==== Data provided
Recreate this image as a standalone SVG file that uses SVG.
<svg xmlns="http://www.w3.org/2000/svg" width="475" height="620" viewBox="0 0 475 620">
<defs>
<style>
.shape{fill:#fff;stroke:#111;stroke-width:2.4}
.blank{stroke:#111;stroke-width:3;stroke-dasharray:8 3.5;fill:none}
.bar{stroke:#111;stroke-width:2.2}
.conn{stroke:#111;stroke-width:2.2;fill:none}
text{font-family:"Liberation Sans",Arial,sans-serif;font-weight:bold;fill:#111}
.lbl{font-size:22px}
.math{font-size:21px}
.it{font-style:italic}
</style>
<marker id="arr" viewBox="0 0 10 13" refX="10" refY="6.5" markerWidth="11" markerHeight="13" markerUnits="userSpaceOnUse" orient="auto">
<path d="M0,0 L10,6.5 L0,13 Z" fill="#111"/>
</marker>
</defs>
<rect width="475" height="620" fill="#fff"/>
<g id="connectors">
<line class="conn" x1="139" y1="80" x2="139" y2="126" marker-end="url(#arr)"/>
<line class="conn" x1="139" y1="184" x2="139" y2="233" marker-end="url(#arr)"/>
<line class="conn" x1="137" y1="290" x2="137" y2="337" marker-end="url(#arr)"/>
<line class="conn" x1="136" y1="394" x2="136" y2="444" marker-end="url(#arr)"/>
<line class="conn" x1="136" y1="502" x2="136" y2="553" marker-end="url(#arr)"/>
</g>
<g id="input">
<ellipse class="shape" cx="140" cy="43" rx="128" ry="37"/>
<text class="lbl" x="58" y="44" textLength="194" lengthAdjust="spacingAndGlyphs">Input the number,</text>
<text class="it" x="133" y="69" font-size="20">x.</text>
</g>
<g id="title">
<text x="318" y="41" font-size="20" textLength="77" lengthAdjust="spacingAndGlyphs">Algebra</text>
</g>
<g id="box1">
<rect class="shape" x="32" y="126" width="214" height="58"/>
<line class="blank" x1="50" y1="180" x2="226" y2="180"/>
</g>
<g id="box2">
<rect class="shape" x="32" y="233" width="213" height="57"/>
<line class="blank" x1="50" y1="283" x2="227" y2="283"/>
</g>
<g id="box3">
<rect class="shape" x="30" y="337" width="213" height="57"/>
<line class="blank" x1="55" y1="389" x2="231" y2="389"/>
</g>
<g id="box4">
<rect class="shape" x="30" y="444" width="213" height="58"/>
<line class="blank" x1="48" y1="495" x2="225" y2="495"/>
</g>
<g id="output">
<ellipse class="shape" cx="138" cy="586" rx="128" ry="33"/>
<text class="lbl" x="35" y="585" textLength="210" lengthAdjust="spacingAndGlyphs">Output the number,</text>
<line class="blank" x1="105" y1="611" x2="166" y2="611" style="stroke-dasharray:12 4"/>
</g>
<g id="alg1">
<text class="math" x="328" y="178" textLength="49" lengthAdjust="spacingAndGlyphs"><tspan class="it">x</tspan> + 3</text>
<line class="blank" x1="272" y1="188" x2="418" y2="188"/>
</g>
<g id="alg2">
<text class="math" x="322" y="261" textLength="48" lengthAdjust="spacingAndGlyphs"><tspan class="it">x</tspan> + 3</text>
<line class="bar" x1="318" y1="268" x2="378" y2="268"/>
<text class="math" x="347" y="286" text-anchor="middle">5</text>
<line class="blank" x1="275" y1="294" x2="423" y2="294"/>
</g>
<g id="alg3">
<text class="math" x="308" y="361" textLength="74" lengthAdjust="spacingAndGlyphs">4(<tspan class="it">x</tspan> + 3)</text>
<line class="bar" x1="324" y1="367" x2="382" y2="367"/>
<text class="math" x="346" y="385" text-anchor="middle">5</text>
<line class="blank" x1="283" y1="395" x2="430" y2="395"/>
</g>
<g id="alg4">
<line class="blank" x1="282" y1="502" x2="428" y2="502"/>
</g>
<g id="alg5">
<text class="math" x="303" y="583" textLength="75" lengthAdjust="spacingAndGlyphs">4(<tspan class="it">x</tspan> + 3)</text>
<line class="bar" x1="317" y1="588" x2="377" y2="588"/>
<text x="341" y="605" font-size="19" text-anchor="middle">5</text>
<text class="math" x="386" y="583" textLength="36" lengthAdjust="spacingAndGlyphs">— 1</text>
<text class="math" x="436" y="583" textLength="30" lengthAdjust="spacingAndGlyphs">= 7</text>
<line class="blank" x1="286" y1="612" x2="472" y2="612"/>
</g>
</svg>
========
From the preceding material, extract every line exactly.

## [Exercise output]
Recreate this image as a standalone SVG file that uses SVG.
<svg xmlns="http://www.w3.org/2000/svg" width="475" height="620" viewBox="0 0 475 620">
<defs>
<style>
.shape{fill:#fff;stroke:#111;stroke-width:2.4}
.blank{stroke:#111;stroke-width:3;stroke-dasharray:8 3.5;fill:none}
.bar{stroke:#111;stroke-width:2.2}
.conn{stroke:#111;stroke-width:2.2;fill:none}
text{font-family:"Liberation Sans",Arial,sans-serif;font-weight:bold;fill:#111}
.lbl{font-size:22px}
.math{font-size:21px}
.it{font-style:italic}
</style>
<marker id="arr" viewBox="0 0 10 13" refX="10" refY="6.5" markerWidth="11" markerHeight="13" markerUnits="userSpaceOnUse" orient="auto">
<path d="M0,0 L10,6.5 L0,13 Z" fill="#111"/>
</marker>
</defs>
<rect width="475" height="620" fill="#fff"/>
<g id="connectors">
<line class="conn" x1="139" y1="80" x2="139" y2="126" marker-end="url(#arr)"/>
<line class="conn" x1="139" y1="184" x2="139" y2="233" marker-end="url(#arr)"/>
<line class="conn" x1="137" y1="290" x2="137" y2="337" marker-end="url(#arr)"/>
<line class="conn" x1="136" y1="394" x2="136" y2="444" marker-end="url(#arr)"/>
<line class="conn" x1="136" y1="502" x2="136" y2="553" marker-end="url(#arr)"/>
</g>
<g id="input">
<ellipse class="shape" cx="140" cy="43" rx="128" ry="37"/>
<text class="lbl" x="58" y="44" textLength="194" lengthAdjust="spacingAndGlyphs">Input the number,</text>
<text class="it" x="133" y="69" font-size="20">x.</text>
</g>
<g id="title">
<text x="318" y="41" font-size="20" textLength="77" lengthAdjust="spacingAndGlyphs">Algebra</text>
</g>
<g id="box1">
<rect class="shape" x="32" y="126" width="214" height="58"/>
<line class="blank" x1="50" y1="180" x2="226" y2="180"/>
</g>
<g id="box2">
<rect class="shape" x="32" y="233" width="213" height="57"/>
<line class="blank" x1="50" y1="283" x2="227" y2="283"/>
</g>
<g id="box3">
<rect class="shape" x="30" y="337" width="213" height="57"/>
<line class="blank" x1="55" y1="389" x2="231" y2="389"/>
</g>
<g id="box4">
<rect class="shape" x="30" y="444" width="213" height="58"/>
<line class="blank" x1="48" y1="495" x2="225" y2="495"/>
</g>
<g id="output">
<ellipse class="shape" cx="138" cy="586" rx="128" ry="33"/>
<text class="lbl" x="35" y="585" textLength="210" lengthAdjust="spacingAndGlyphs">Output the number,</text>
<line class="blank" x1="105" y1="611" x2="166" y2="611" style="stroke-dasharray:12 4"/>
</g>
<g id="alg1">
<text class="math" x="328" y="178" textLength="49" lengthAdjust="spacingAndGlyphs"><tspan class="it">x</tspan> + 3</text>
<line class="blank" x1="272" y1="188" x2="418" y2="188"/>
</g>
<g id="alg2">
<text class="math" x="322" y="261" textLength="48" lengthAdjust="spacingAndGlyphs"><tspan class="it">x</tspan> + 3</text>
<line class="bar" x1="318" y1="268" x2="378" y2="268"/>
<text class="math" x="347" y="286" text-anchor="middle">5</text>
<line class="blank" x1="275" y1="294" x2="423" y2="294"/>
</g>
<g id="alg3">
<text class="math" x="308" y="361" textLength="74" lengthAdjust="spacingAndGlyphs">4(<tspan class="it">x</tspan> + 3)</text>
<line class="bar" x1="324" y1="367" x2="382" y2="367"/>
<text class="math" x="346" y="385" text-anchor="middle">5</text>
<line class="blank" x1="283" y1="395" x2="430" y2="395"/>
</g>
<g id="alg4">
<line class="blank" x1="282" y1="502" x2="428" y2="502"/>
</g>
<g id="alg5">
<text class="math" x="303" y="583" textLength="75" lengthAdjust="spacingAndGlyphs">4(<tspan class="it">x</tspan> + 3)</text>
<line class="bar" x1="317" y1="588" x2="377" y2="588"/>
<text x="341" y="605" font-size="19" text-anchor="middle">5</text>
<text class="math" x="386" y="583" textLength="36" lengthAdjust="spacingAndGlyphs">— 1</text>
<text class="math" x="436" y="583" textLength="30" lengthAdjust="spacingAndGlyphs">= 7</text>
<line class="blank" x1="286" y1="612" x2="472" y2="612"/>
</g>
</svg>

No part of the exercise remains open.